#### [SHORT PROBLEM]
Only the lines from the top of the listing below to the line that has "1, color=col, label=lab))" should be echoed, with both ends kept and pictures left out.

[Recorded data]

## begin

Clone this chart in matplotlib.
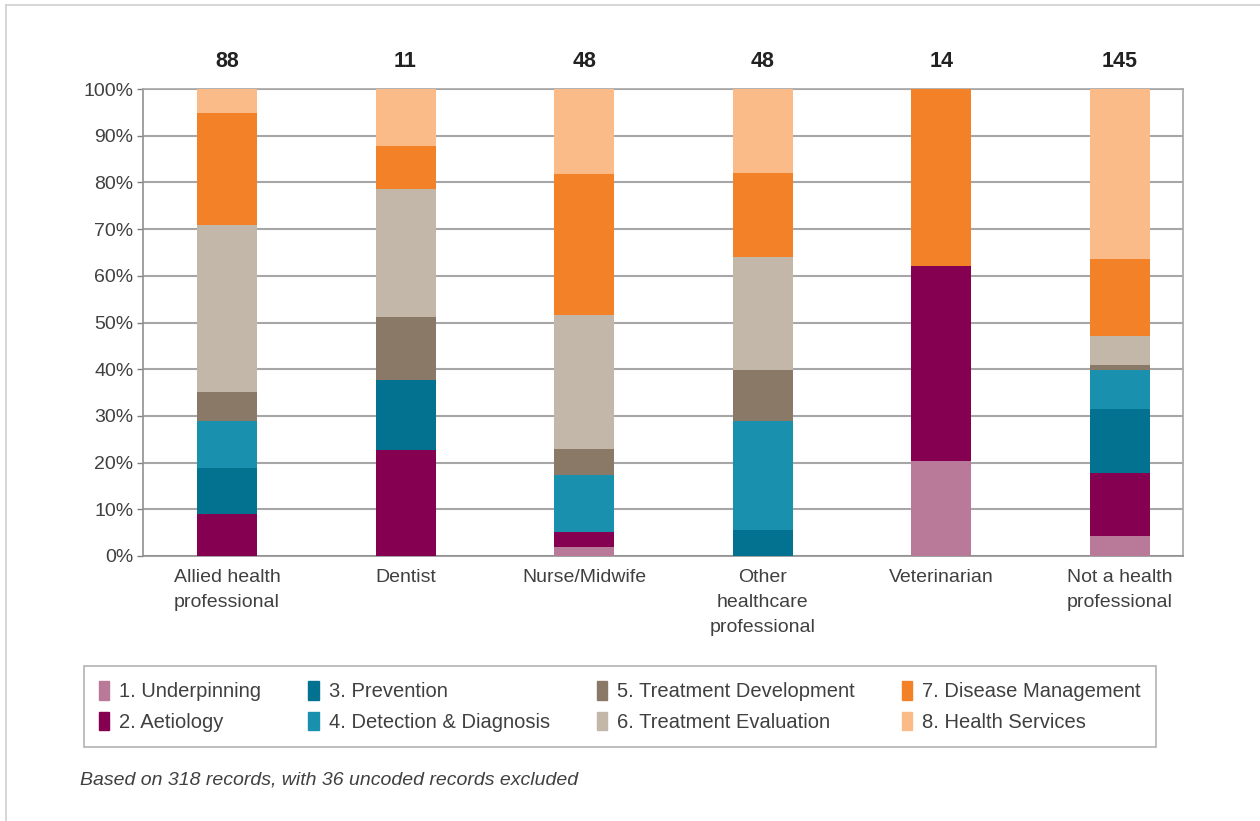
import numpy as np
import matplotlib
matplotlib.use('Agg')
import matplotlib.pyplot as plt
from matplotlib.lines import Line2D

# === Data (percent of records per group) ===
groups = ['Allied health\nprofessional', 'Dentist', 'Nurse/Midwife',
          'Other\nhealthcare\nprofessional', 'Veterinarian', 'Not a health\nprofessional']
counts = ['88', '11', '48', '48', '14', '145']

categories = ['1. Underpinning', '2. Aetiology', '3. Prevention', '4. Detection & Diagnosis',
              '5. Treatment Development', '6. Treatment Evaluation', '7. Disease Management',
              '8. Health Services']

underpinning = [0.0, 0.0, 1.9, 0.0, 20.3, 4.3]
aetiology = [8.9, 22.7, 3.2, 0.0, 41.9, 13.5]
prevention = [9.9, 15.0, 0.0, 5.6, 0.0, 13.6]
detection = [10.1, 0.0, 12.2, 23.3, 0.0, 8.5]
treat_dev = [6.2, 13.4, 5.6, 11.0, 0.0, 1.0]
treat_eval = [35.7, 27.4, 28.7, 24.2, 0.0, 6.3]
disease_mgmt = [24.0, 9.4, 30.3, 18.0, 37.8, 16.3]
health_serv = [5.2, 12.1, 18.1, 17.9, 0.0, 36.5]

series = [underpinning, aetiology, prevention, detection,
          treat_dev, treat_eval, disease_mgmt, health_serv]
colors = ['#B87A98', '#850050', '#037190', '#1890AE',
          '#8A7966', '#C3B7A9', '#F28127', '#FABB88']

# === Style ===
plt.rcParams['font.family'] = ['Liberation Sans', 'DejaVu Sans']
text_col = '#404040'
grid_col = '#A6A6A6'

fig = plt.figure(figsize=(12.6, 8.21), dpi=100)
ax = fig.add_axes([143 / 1260, 1 - 556 / 821, 1040 / 1260, 467 / 821])

x = np.arange(len(groups))
bottom = np.zeros(len(groups))
handles = []
for vals, col, lab in zip(series, colors, categories):
    v = np.array(vals)
    ax.bar(x, v, bottom=bottom, width=0.336, color=col, linewidth=0, zorder=3)
    bottom += v
    handles.append(plt.Rectangle((0, 0), 1, 1, color=col, label=lab))

ax.set_xlim(-0.47, 5.353)
ax.set_ylim(0, 100)
ax.set_yticks(np.arange(0, 101, 10))
ax.set_yticklabels([f'{t}%' for t in range(0, 101, 10)])
ax.yaxis.grid(True, color=grid_col, linewidth=1.5, zorder=0)
ax.set_xticks(x)
ax.set_xticklabels(groups, linespacing=1.62, va='top')
ax.tick_params(axis='y', length=4, width=1, color='#808080', pad=3,
               labelsize=14, labelcolor=text_col)
ax.tick_params(axis='x', length=0, pad=9, labelsize=14, labelcolor=text_col)
for s in ax.spines.values():
    s.set_color('#909090')
    s.set_linewidth(1.2)
ax.spines['top'].set_color(grid_col)
ax.spines['right'].set_color(grid_col)

# group sizes above each bar
for i, c in enumerate(counts):
    ax.annotate(c, xy=(i, 100), xytext=(0, 19.5), textcoords='offset points',
                ha='center', va='center', fontsize=15.5, fontweight='bold',
                color='#222222', annotation_clip=False)

# === Legend ===
leg = fig.legend(handles=handles, ncol=4, loc='center',
                 bbox_to_anchor=(84 / 1260, 1 - 746 / 821, 1072 / 1260, 79 / 821),
                 mode='expand', frameon=True, fancybox=False, fontsize=14.5,
                 handlelength=0.5, handleheight=1.05, handletextpad=0.5,
                 labelspacing=0.5, borderpad=0.75, borderaxespad=0)
leg.get_frame().set_edgecolor('#A0A0A0')
leg.get_frame().set_linewidth(1.2)
for t in leg.get_texts():
    t.set_color(text_col)

# footnote
fig.text(80 / 1260, 1 - 780 / 821, 'Based on 318 records, with 36 uncoded records excluded',
         fontsize=14, style='italic', color=text_col, va='center')

# page border
fig.add_artist(Line2D([6 / 1260, 6 / 1260], [0, 1 - 5 / 821], color='#D0D0D0', lw=1.2))
fig.add_artist(Line2D([6 / 1260, 1], [1 - 5 / 821, 1 - 5 / 821], color='#D0D0D0', lw=1.2))

fig.savefig('out.png', dpi=100)
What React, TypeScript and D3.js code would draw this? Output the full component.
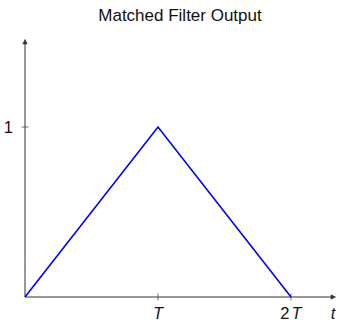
import React from "react";
import * as d3 from "d3";

const tValues = [0, 1, 2];
const outputValues = [0, 1, 0];
const xTickValues = [1, 2];
const xTickLabels = [["", "T"], ["2", "T"]];
const yTickValues = [1];
const yTickLabels = ["1"];
const title = "Matched Filter Output";

export default function App() {
  const W = 340, H = 323;
  const x = d3.scaleLinear().domain([0, 2]).range([25, 291]);
  const y = d3.scaleLinear().domain([0, 1]).range([297, 127]);
  const data = tValues.map((t, i) => ({ t, v: outputValues[i] }));
  const line = d3.line<{ t: number; v: number }>().x(d => x(d.t)).y(d => y(d.v));
  const axisColor = "#333";
  const font = "'Liberation Sans', Arial, Helvetica, sans-serif";
  const fs = 16.5;
  return (
    <svg width={W} height={H} style={{ position: "absolute", left: 0, top: 0 }}>
      <rect width={W} height={H} fill="#fff" />
      <text x={180} y={21} textAnchor="middle" fontFamily={font} fontSize={17} fill="#111">{title}</text>
      {/* y axis */}
      <line x1={x(0)} y1={y(0)} x2={x(0)} y2={42} stroke={axisColor} strokeWidth={1} />
      <path d={`M${x(0) - 2.2},${44} L${x(0)},${39.5} L${x(0) + 2.2},${44} Z`} fill={axisColor} stroke={axisColor} strokeWidth={0.6} />
      {/* x axis */}
      <line x1={x(0)} y1={y(0)} x2={333} y2={y(0)} stroke={axisColor} strokeWidth={1} />
      <path d={`M${331},${y(0) - 2.2} L${335.5},${y(0)} L${331},${y(0) + 2.2} Z`} fill={axisColor} stroke={axisColor} strokeWidth={0.6} />
      {yTickValues.map((v, i) => (
        <g key={"y" + i}>
          <line x1={x(0) - 3.5} x2={x(0) + 3.5} y1={y(v)} y2={y(v)} stroke={axisColor} strokeWidth={0.7} />
          <text x={13} y={y(v) + 6} textAnchor="end" fontFamily={font} fontSize={fs} fill="#111">{yTickLabels[i]}</text>
        </g>
      ))}
      {xTickValues.map((v, i) => (
        <g key={"x" + i}>
          <line x1={x(v)} x2={x(v)} y1={y(0) - 3.5} y2={y(0) + 3.5} stroke={axisColor} strokeWidth={0.7} />
          <text x={x(v)} y={319} textAnchor="middle" fontFamily={font} fontSize={fs} fill="#111">
            {xTickLabels[i][0] && <tspan dx={0}>{xTickLabels[i][0]}</tspan>}
            <tspan dx={xTickLabels[i][0] ? 2 : 0} fontStyle="italic">{xTickLabels[i][1]}</tspan>
          </text>
        </g>
      ))}
      <text x={333} y={319} textAnchor="middle" fontFamily={font} fontSize={fs} fontStyle="italic" fill="#111">t</text>
      <path d={line(data) || ""} fill="none" stroke="#0000ff" strokeWidth={1.6} />
    </svg>
  );
}
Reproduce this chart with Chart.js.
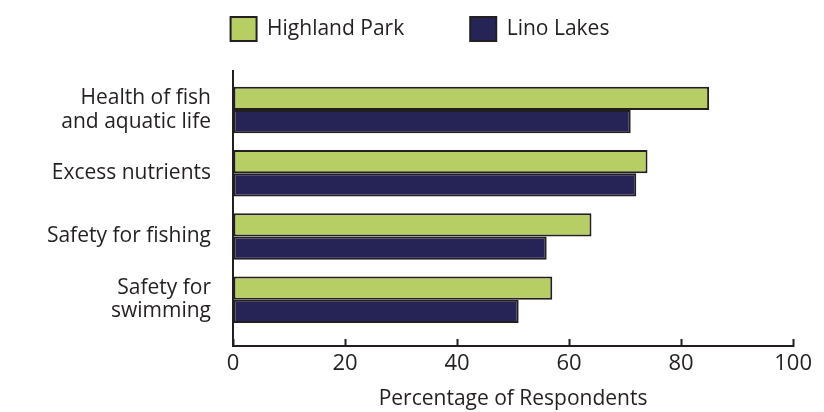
<!DOCTYPE html>
<html>
<head>
<meta charset="utf-8">
<script src="https://cdn.jsdelivr.net/npm/chart.js@4/dist/chart.umd.min.js"></script>
<style>
  html, body { margin: 0; padding: 0; background: #fff; }
</style>
</head>
<body>
<canvas id="chart-0" width="824" height="412"></canvas>
<script>
// values (percent of respondents)
var categories = [['Health of fish', 'and aquatic life'], 'Excess nutrients', 'Safety for fishing', ['Safety for', 'swimming']];
var highlandPark = [85, 74, 64, 57];
var linoLakes = [71, 72, 56, 51];
var xTicks = [0, 20, 40, 60, 80, 100];

var ink = '#231f20';
var family = "'Open Sans', sans-serif";

// bars sit on a linear y axis (index positions) so the top/bottom gaps can be tuned
function toPoints(values) {
  return values.map(function(v, i) { return { x: v, y: i }; });
}

var chart0 = new Chart(document.getElementById('chart-0'), {
  type: 'bar',
  data: {
    datasets: [
      { label: 'Highland Park', data: toPoints(highlandPark), backgroundColor: '#b6ce63', borderColor: ink, borderWidth: 2, borderSkipped: false },
      { label: 'Lino Lakes', data: toPoints(linoLakes), backgroundColor: '#262357', borderColor: ink, borderWidth: 2, borderSkipped: false }
    ]
  },
  options: {
    indexAxis: 'y',
    responsive: false,
    animation: false,
    categoryPercentage: 0.736,
    barPercentage: 1,
    layout: { padding: { top: -49, left: 40, right: 24, bottom: 0 } },
    plugins: {
      tooltip: { enabled: false },
      legend: {
        position: 'top',
        labels: { color: ink, font: { family: family, size: 21 }, boxWidth: 26, boxHeight: 24, padding: 66 }
      },
      // empty spacer between legend and plot area
      title: { display: true, text: '', weight: 500, font: { size: 20, lineHeight: 1 }, padding: 0 }
    },
    scales: {
      x: {
        type: 'linear',
        min: 0,
        max: 100,
        afterBuildTicks: function(axis) { axis.ticks = xTicks.map(function(v) { return { value: v }; }); },
        afterFit: function(axis) { axis.height = 66; },
        grid: { display: true, drawOnChartArea: false, drawTicks: true, tickLength: -7, tickWidth: 2, tickColor: ink },
        border: { display: true, color: ink, width: 2 },
        ticks: { color: ink, font: { family: family, size: 22 }, padding: 12 },
        title: { display: true, text: 'Percentage of Respondents', color: ink, font: { family: family, size: 21 }, padding: 0 }
      },
      y: {
        type: 'linear',
        reverse: true,
        offset: false,
        min: -0.617,
        max: 3.733,
        afterBuildTicks: function(axis) { axis.ticks = categories.map(function(c, i) { return { value: i }; }); },
        afterFit: function(axis) { axis.width = 193; },
        grid: { display: false, drawTicks: false },
        border: { display: true, color: ink, width: 2 },
        ticks: {
          color: ink,
          font: { family: family, size: 21, lineHeight: 1.1 },
          padding: 22,
          callback: function(v) { return categories[v]; }
        }
      }
    }
  }
});
</script>
</body>
</html>
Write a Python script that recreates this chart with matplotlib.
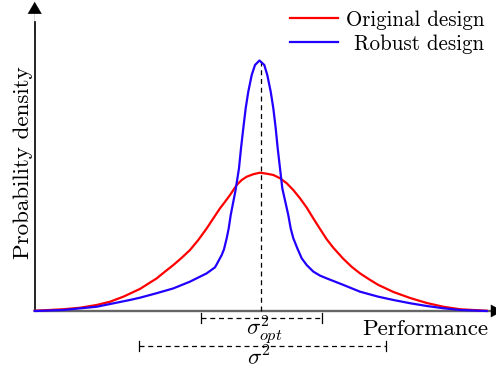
import matplotlib
matplotlib.use("Agg")
import matplotlib.pyplot as plt

plt.rcParams['mathtext.fontset'] = 'cm'
plt.rcParams['axes.unicode_minus'] = False

# Curves (performance, probability density)
orig_x = [-4.506, -3.934, -3.6, -3.266, -3.0, -2.734, -2.40, -2.234, -2.066, -1.90, -1.734,
          -1.566, -1.40, -1.234, -1.066, -0.934, -0.80, -0.70, -0.60, -0.466, -0.366,
          -0.266, -0.134, 0.0, 0.134, 0.266, 0.40, 0.534, 0.666, 0.80, 0.934, 1.066,
          1.20, 1.334, 1.466, 1.666, 1.834, 2.0, 2.2, 2.366, 2.666, 3.0, 3.334, 3.666,
          4.0, 4.534]
orig_y = [0.001, 0.007, 0.013, 0.024, 0.037, 0.057, 0.088, 0.109, 0.130, 0.157, 0.183,
          0.212, 0.243, 0.283, 0.329, 0.369, 0.409, 0.435, 0.462, 0.502, 0.522,
          0.535, 0.545, 0.551, 0.547, 0.542, 0.529, 0.509, 0.482, 0.449, 0.412, 0.369,
          0.327, 0.286, 0.252, 0.208, 0.176, 0.150, 0.124, 0.104, 0.076, 0.052, 0.032, 0.017,
          0.007, 0.001]

rob_x = [-4.506, -3.934, -3.266, -2.60, -2.40, -2.066, -1.734, -1.40, -1.066, -0.90,
         -0.866, -0.766, -0.72, -0.666, -0.626, -0.586, -0.49, -0.42, -0.38, -0.334,
         -0.286, -0.234, -0.166, -0.10, -0.01, 0.086, 0.146, 0.214, 0.266, 0.314, 0.354,
         0.40, 0.446, 0.566, 0.614, 0.666, 0.746, 0.834, 0.934, 1.066, 1.20, 1.334,
         1.666, 2.0, 2.366, 2.666, 3.0, 3.334, 3.666, 4.0, 4.534]
rob_y = [0.0, 0.004, 0.017, 0.044, 0.053, 0.071, 0.090, 0.117, 0.150, 0.174,
         0.186, 0.223, 0.246, 0.290, 0.329, 0.382, 0.480, 0.569, 0.648, 0.728,
         0.808, 0.874, 0.940, 0.980, 0.998, 0.980, 0.940, 0.874, 0.808, 0.728, 0.648,
         0.569, 0.489, 0.382, 0.329, 0.290, 0.250, 0.210, 0.183, 0.157, 0.141, 0.130,
         0.104, 0.077, 0.057, 0.044, 0.031, 0.020, 0.011, 0.004, 0.0]

series_labels = ["Original design", "Robust design"]
series_colors = ['#ff0000', '#2200ff']
sigma_opt = (-1.18, 1.246)
sigma_all = (-2.414, 2.52)

fig = plt.figure(figsize=(4.96, 3.72), dpi=100)
ax = fig.add_axes([0, 0, 1, 1])
ax.set_xlim(-5.2, 4.72)
ax.set_ylim(-0.2430, 1.2390)
ax.axis('off')

cm = 'cmr10'
FS = 16.6
x0 = -4.506
# axes
ax.plot([x0, 4.7], [0, 0], color='#666666', lw=1.7, zorder=1, solid_capstyle='butt')
ax.annotate('', xy=(4.86, 0), xytext=(4.5, 0), annotation_clip=False,
            arrowprops=dict(arrowstyle='-|>,head_length=0.86,head_width=0.45', color='black',
                            lw=0.1, shrinkA=0, shrinkB=0))
ax.plot([x0, x0], [0, 1.15], color='black', lw=1.2, zorder=1)
ax.annotate('', xy=(x0, 1.232), xytext=(x0, 1.1), annotation_clip=False,
            arrowprops=dict(arrowstyle='-|>,head_length=0.86,head_width=0.5', color='black',
                            lw=0.1, shrinkA=0, shrinkB=0))

ax.plot(orig_x, orig_y, color=series_colors[0], lw=1.6, zorder=3, solid_joinstyle='round')
ax.plot(rob_x, rob_y, color=series_colors[1], lw=1.6, zorder=3, solid_joinstyle='round')

# center dashed line
ax.plot([0.01, 0.01], [0, 0.995], color='black', lw=0.9, ls=(0, (4, 3)), zorder=2)

# range markers
for (a, b), yv, lab, lx, ly in [(sigma_opt, -0.026, r'$\sigma^2_{opt}$', 0.08, -0.0996),
                                (sigma_all, -0.139, r'$\sigma^2$', -0.02, -0.213)]:
    ax.plot([a, b], [yv, yv], color='black', lw=0.9, ls=(0, (4, 3)))
    for xv in (a, b):
        ax.plot([xv, xv], [yv - 0.02, yv + 0.02], color='black', lw=0.9)
    ax.text(lx, ly, lab, fontsize=FS, ha='center', va='baseline')

ax.text(4.56, -0.0956, 'Performance', fontfamily=cm, fontsize=FS, ha='right', va='baseline')
ax.text(-4.63, 0.592, 'Probability density', fontfamily=cm, fontsize=FS,
        ha='center', va='baseline', rotation=90, rotation_mode='anchor')

# legend (drawn in axes-fraction coordinates)
tr = ax.transAxes
W, H = 496.0, 372.0
for i, (lab, col) in enumerate(zip(series_labels, series_colors)):
    ly = 18.3 + 24 * i
    ax.plot([289.5 / W, 337.5 / W], [1 - ly / H, 1 - ly / H], color=col, lw=1.6, transform=tr)
    ax.text(484 / W, 1 - (ly + 7.5) / H, lab, fontfamily=cm, fontsize=15.1,
            ha='right', va='baseline', transform=tr)

fig.savefig('out.png', dpi=100)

## end

#### [PROBLEM SOLUTION]
Clone this chart in matplotlib.
import numpy as np
import matplotlib
matplotlib.use('Agg')
import matplotlib.pyplot as plt
from matplotlib.lines import Line2D

# === Data (percent of records per group) ===
groups = ['Allied health\nprofessional', 'Dentist', 'Nurse/Midwife',
          'Other\nhealthcare\nprofessional', 'Veterinarian', 'Not a health\nprofessional']
counts = ['88', '11', '48', '48', '14', '145']

categories = ['1. Underpinning', '2. Aetiology', '3. Prevention', '4. Detection & Diagnosis',
              '5. Treatment Development', '6. Treatment Evaluation', '7. Disease Management',
              '8. Health Services']

underpinning = [0.0, 0.0, 1.9, 0.0, 20.3, 4.3]
aetiology = [8.9, 22.7, 3.2, 0.0, 41.9, 13.5]
prevention = [9.9, 15.0, 0.0, 5.6, 0.0, 13.6]
detection = [10.1, 0.0, 12.2, 23.3, 0.0, 8.5]
treat_dev = [6.2, 13.4, 5.6, 11.0, 0.0, 1.0]
treat_eval = [35.7, 27.4, 28.7, 24.2, 0.0, 6.3]
disease_mgmt = [24.0, 9.4, 30.3, 18.0, 37.8, 16.3]
health_serv = [5.2, 12.1, 18.1, 17.9, 0.0, 36.5]

series = [underpinning, aetiology, prevention, detection,
          treat_dev, treat_eval, disease_mgmt, health_serv]
colors = ['#B87A98', '#850050', '#037190', '#1890AE',
          '#8A7966', '#C3B7A9', '#F28127', '#FABB88']

# === Style ===
plt.rcParams['font.family'] = ['Liberation Sans', 'DejaVu Sans']
text_col = '#404040'
grid_col = '#A6A6A6'

fig = plt.figure(figsize=(12.6, 8.21), dpi=100)
ax = fig.add_axes([143 / 1260, 1 - 556 / 821, 1040 / 1260, 467 / 821])

x = np.arange(len(groups))
bottom = np.zeros(len(groups))
handles = []
for vals, col, lab in zip(series, colors, categories):
    v = np.array(vals)
    ax.bar(x, v, bottom=bottom, width=0.336, color=col, linewidth=0, zorder=3)
    bottom += v
    handles.append(plt.Rectangle((0, 0), 1, 1, color=col, label=lab))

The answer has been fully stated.